======== EXCERPTED RECORDS ========
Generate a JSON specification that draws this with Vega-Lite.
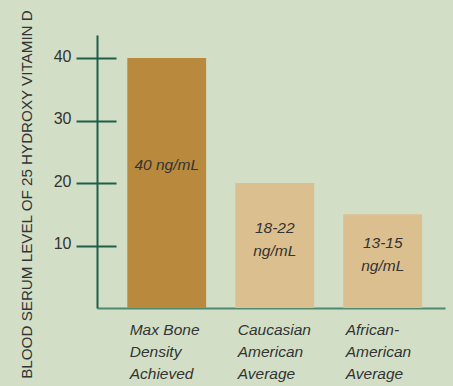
{
  "$schema": "https://vega.github.io/schema/vega-lite/v6.json",
  "autosize": {"type": "none"},
  "padding": {"left": 97, "top": 35, "right": 8, "bottom": 78},
  "width": 348,
  "height": 273,
  "background": "#d2dfc6",
  "config": {
    "view": {"stroke": null},
    "axisX": {
      "domainColor": "#4f8a70",
      "domainWidth": 2,
      "ticks": false,
      "grid": false,
      "labelAngle": 0,
      "labelAlign": "left",
      "labelBaseline": "top",
      "labelOffset": -37,
      "labelPadding": 14,
      "labelFont": "Liberation Sans",
      "labelFontSize": 15.5,
      "labelFontStyle": "italic",
      "labelColor": "#333333",
      "labelLineHeight": 22,
      "labelExpr": "split(datum.label, '|')",
      "title": null
    }
  },
  "data": {
    "values": [
      {"category": "Max Bone|Density|Achieved", "value": 40, "label": "40 ng/mL", "group": "max"},
      {"category": "Caucasian|American|Average", "value": 20, "label": "18-22\nng/mL", "group": "avg"},
      {"category": "African-|American|Average", "value": 15, "label": "13-15\nng/mL", "group": "avg"}
    ]
  },
  "resolve": {"axis": {"y": "independent"}},
  "layer": [
    {
      "mark": {"type": "bar"},
      "encoding": {
        "x": {
          "field": "category", "type": "nominal", "sort": null,
          "scale": {"paddingInner": 0.27, "paddingOuter": 0.246, "align": 0.57}
        },
        "y": {
          "field": "value", "type": "quantitative",
          "scale": {"domain": [0, 43.7], "nice": false, "zero": true},
          "axis": {
            "orient": "left",
            "domain": true,
            "domainColor": "#1f5e48",
            "domainWidth": 2,
            "ticks": false,
            "labels": false,
            "grid": false,
            "title": "BLOOD SERUM LEVEL OF 25 HYDROXY VITAMIN D",
            "titleFont": "Liberation Sans",
            "titleFontSize": 15.2,
            "titleFontWeight": "normal",
            "titleColor": "#333333",
            "titleAngle": -90,
            "titleAlign": "center",
            "titleBaseline": "alphabetic",
            "titleX": -66,
            "titleY": 159
          }
        },
        "color": {
          "field": "group", "type": "nominal", "legend": null,
          "scale": {"domain": ["max", "avg"], "range": ["#b98a3e", "#dcbf8e"]}
        }
      }
    },
    {
      "transform": [{"calculate": "datum.value * 0.5", "as": "label_y"}],
      "mark": {
        "type": "text",
        "font": "Liberation Sans",
        "fontSize": 15.5,
        "fontStyle": "italic",
        "color": "#333333",
        "align": "center",
        "baseline": "middle",
        "lineBreak": "\n",
        "lineHeight": 23,
        "dy": -18
      },
      "encoding": {
        "x": {
          "field": "category", "type": "nominal", "sort": null,
          "scale": {"paddingInner": 0.27, "paddingOuter": 0.246, "align": 0.57}
        },
        "y": {
          "field": "label_y", "type": "quantitative",
          "scale": {"domain": [0, 43.7], "nice": false, "zero": true},
          "axis": {
            "orient": "left",
            "offset": -19,
            "values": [10, 20, 30, 40],
            "domain": false,
            "ticks": true,
            "tickSize": 40,
            "tickWidth": 2,
            "tickColor": "#1f5e48",
            "grid": false,
            "labels": true,
            "labelPadding": 5,
            "labelFont": "Liberation Sans",
            "labelFontSize": 16,
            "labelColor": "#333333",
            "labelBaseline": "middle",
            "labelOffset": -2,
            "title": null
          }
        },
        "text": {"field": "label", "type": "nominal"}
      }
    }
  ]
}
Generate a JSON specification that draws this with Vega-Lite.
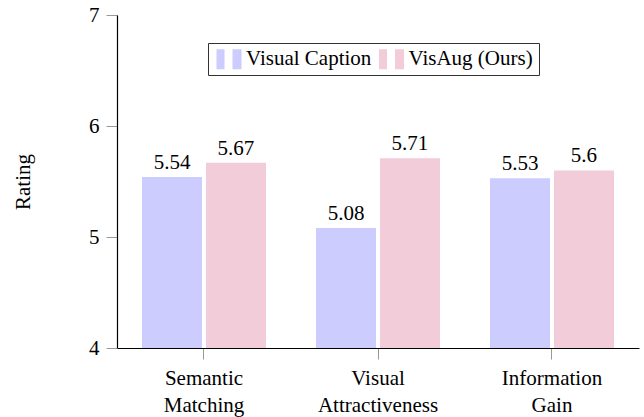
========
TASK INSTRUCTIONS —
Repeat each record exactly as shown above, dropping all images.

RESULT —
Generate a JSON specification that draws this with Vega-Lite.
{
  "$schema": "https://vega.github.io/schema/vega-lite/v6.json",
  "autosize": {"type": "none"},
  "padding": {"left": 97, "top": 35, "right": 8, "bottom": 78},
  "width": 348,
  "height": 273,
  "background": "#d2dfc6",
  "config": {
    "view": {"stroke": null},
    "axisX": {
      "domainColor": "#4f8a70",
      "domainWidth": 2,
      "ticks": false,
      "grid": false,
      "labelAngle": 0,
      "labelAlign": "left",
      "labelBaseline": "top",
      "labelOffset": -37,
      "labelPadding": 14,
      "labelFont": "Liberation Sans",
      "labelFontSize": 15.5,
      "labelFontStyle": "italic",
      "labelColor": "#333333",
      "labelLineHeight": 22,
      "labelExpr": "split(datum.label, '|')",
      "title": null
    }
  },
  "data": {
    "values": [
      {"category": "Max Bone|Density|Achieved", "value": 40, "label": "40 ng/mL", "group": "max"},
      {"category": "Caucasian|American|Average", "value": 20, "label": "18-22\nng/mL", "group": "avg"},
      {"category": "African-|American|Average", "value": 15, "label": "13-15\nng/mL", "group": "avg"}
    ]
  },
  "resolve": {"axis": {"y": "independent"}},
  "layer": [
    {
      "mark": {"type": "bar"},
      "encoding": {
        "x": {
          "field": "category", "type": "nominal", "sort": null,
          "scale": {"paddingInner": 0.27, "paddingOuter": 0.246, "align": 0.57}
        },
        "y": {
          "field": "value", "type": "quantitative",
          "scale": {"domain": [0, 43.7], "nice": false, "zero": true},
          "axis": {
            "orient": "left",
            "domain": true,
            "domainColor": "#1f5e48",
            "domainWidth": 2,
            "ticks": false,
            "labels": false,
            "grid": false,
            "title": "BLOOD SERUM LEVEL OF 25 HYDROXY VITAMIN D",
            "titleFont": "Liberation Sans",
            "titleFontSize": 15.2,
            "titleFontWeight": "normal",
            "titleColor": "#333333",
            "titleAngle": -90,
            "titleAlign": "center",
            "titleBaseline": "alphabetic",
            "titleX": -66,
            "titleY": 159
          }
        },
        "color": {
          "field": "group", "type": "nominal", "legend": null,
          "scale": {"domain": ["max", "avg"], "range": ["#b98a3e", "#dcbf8e"]}
        }
      }
    },
    {
      "transform": [{"calculate": "datum.value * 0.5", "as": "label_y"}],
      "mark": {
        "type": "text",
        "font": "Liberation Sans",
        "fontSize": 15.5,
        "fontStyle": "italic",
        "color": "#333333",
        "align": "center",
        "baseline": "middle",
        "lineBreak": "\n",
        "lineHeight": 23,
        "dy": -18
      },
      "encoding": {
        "x": {
          "field": "category", "type": "nominal", "sort": null,
          "scale": {"paddingInner": 0.27, "paddingOuter": 0.246, "align": 0.57}
        },
        "y": {
          "field": "label_y", "type": "quantitative",
          "scale": {"domain": [0, 43.7], "nice": false, "zero": true},
          "axis": {
            "orient": "left",
            "offset": -19,
            "values": [10, 20, 30, 40],
            "domain": false,
            "ticks": true,
            "tickSize": 40,
            "tickWidth": 2,
            "tickColor": "#1f5e48",
            "grid": false,
            "labels": true,
            "labelPadding": 5,
            "labelFont": "Liberation Sans",
            "labelFontSize": 16,
            "labelColor": "#333333",
            "labelBaseline": "middle",
            "labelOffset": -2,
            "title": null
          }
        },
        "text": {"field": "label", "type": "nominal"}
      }
    }
  ]
}
Generate a JSON specification that draws this with Vega-Lite.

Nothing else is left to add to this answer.